The gloves of ladies and gentlemen in the days of Queen Elizabeth, and before and after, were most beautiful in hand workmanship and embellishments, but they were usually shapeless things, and in these days no one would wear them; they are not to be compared with the elegant style and artistic finish of the modern product.
When the social world was restricted, so to speak, in the numbers of its members who could afford some of life’s luxuries, the use of the glove was confined largely to royalty, nobility, and the well-to-do. And the trade not being extensive, prices were high—being added to by decorative elaboration in needlework in order that the manufacturer and his employees might extract as much money as possible from the ultimate buyer. While glove making is now one of the stabilities of modern manufacture, it is, nevertheless, constantly changing in styles, due to eagerness for novelties and new fashions.
Glove making of leather, in a rough, crude form, was carried on in this country to a very limited extent in New York State as early as 1760, by glove makers brought from Scotland to settle on the grants of Sir William Johnson, in Fulton county. But there was no general market for the home product until one was found in Albany in 1825. These early gloves, crude and clumsy, were cut with shears from leather by means of pasteboard patterns, and men did the cutting and women the sewing. Dies were later introduced, and this led to a great improvement in the character of the output.
But a still greater step forward was taken when the sewing machine was introduced in 1852. This abolished handwork entirely, but still the industry remained largely of a domestic nature, since it could be carried on at home with a machine as well as in a factory. Later steam power was installed in factories with which to run the machines. The cutting of gloves, and the stitching on the backs, was done before the gloves were sent out to be completed in workers’ homes.
As in everything wherein power can be substituted for hand labor in these days, the methods of glove manufacture have undergone a great transformation. The treating of skins in a great tub, three feet deep, whole dyeing and scouring, in rooms of high temperature, has been displaced by putting skins and colors into a cube-shaped box, which, revolving with an irregular motion, produces the same results more quickly than by the primitive way. But when color is to be applied to but one side the process is the same as of old,—hand use of a brush while the skin is stretched out on a slab.
When taken from the stock on hand to be made into gloves, the first thing done to skins by some glove makers is to “feed” them with eggs—not eggs of suspicious merits, but good enough for table use. And of these nothing is used but the yolk. One glove maker imports from China large quantities of the yolks of duck eggs for his work, and his yearly consumption of yolks amounts to seventeen thousand.
When the skins leave the dyehouse, they are rapidly dried in steam-heated lofts; and while stiff and rough they are, or were, worked into softness and smoothness over a wooden upright standard, called a stake, at the top of which is fitted a blunt semicircular knife. Over this the skin is drawn by hand, back and forth, until it becomes as pliable and delicate as silk. When this work was done manually it was most laborious. But now it has been mostly taken over by very ingenious machinery, which looks, in operation, as if it would tear a skin into fragments by the way it snaps and pulls at it, but which is adjustable to such nicety of action and power that the work is done exactly as it is wanted.
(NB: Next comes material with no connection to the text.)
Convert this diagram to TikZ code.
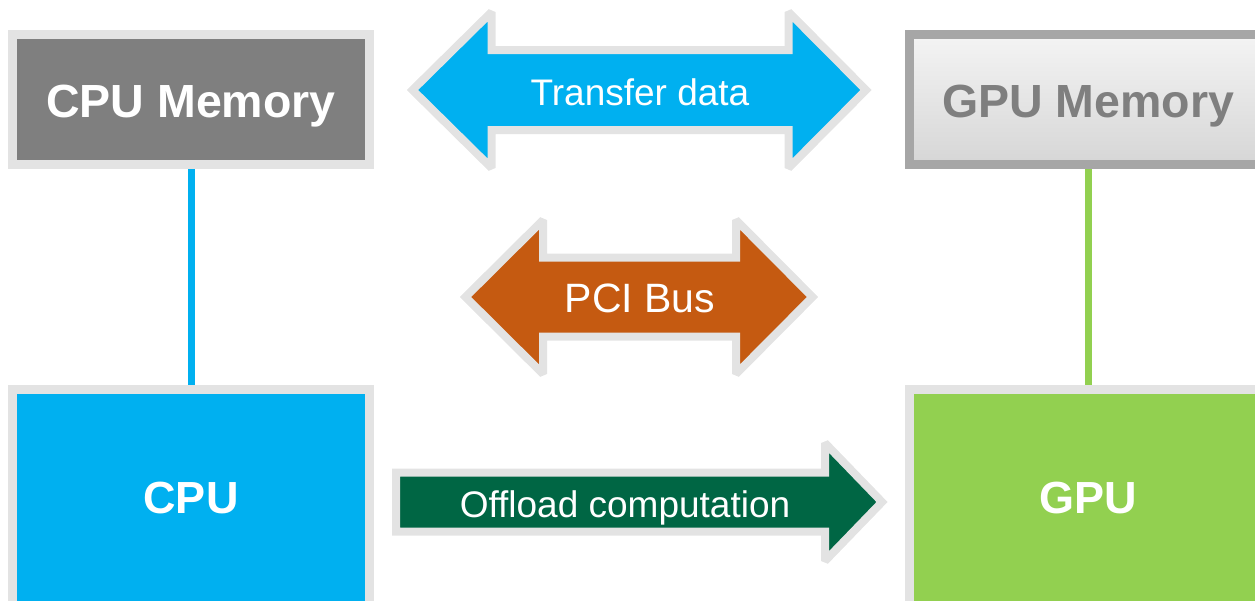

The next operation is to pare the skins to uniformity of thickness. This also was handwork for a long time, done with a peculiarly shaped knife, but now emery-coated wheels, with rounded edges, are used by the workers, who, with their aid, do just as good and much faster work in drawing and thinning the skins with absolute precision. This completes the treatment of the skin.
Now the function of the cutter begins, and he must be a workman of experience and good judgment, in that he must contend with the inconstant inelasticity of the skin, reducing it to uniform resistance. He must get so many pieces of glove size from each skin, and suit the pieces to particular features of the skin. When done with a skin he must have left, as useless, only trifling strips and shreds. The shapeliness of the glove which a woman draws over her hand, depends altogether upon the intelligence and skill of the cutter. In American factories the cutter is usually from some glove-making center in Europe and from a family whose occupation has been glove making for centuries.
A punch next cuts these glove pieces into shape, forming and dividing the fingers, slitting the buttonholes, providing side pieces for fingers and thumbs, and also the fragments used for strengthening the buttonholes. The sewing, formerly the handiwork of women, is now done on machines of capacity for exceptionally fine quality of intricate stitching. The number of glove sizes made is sufficient to meet every likely demand. When sewn, and the buttons or fastenings put on, they pass beneath the critical eye of an inspector for scrutiny as to faults. Then they are finally shaped on a hot metal hand, smoothed, banded, boxed, and sent to the salesroom for shipment.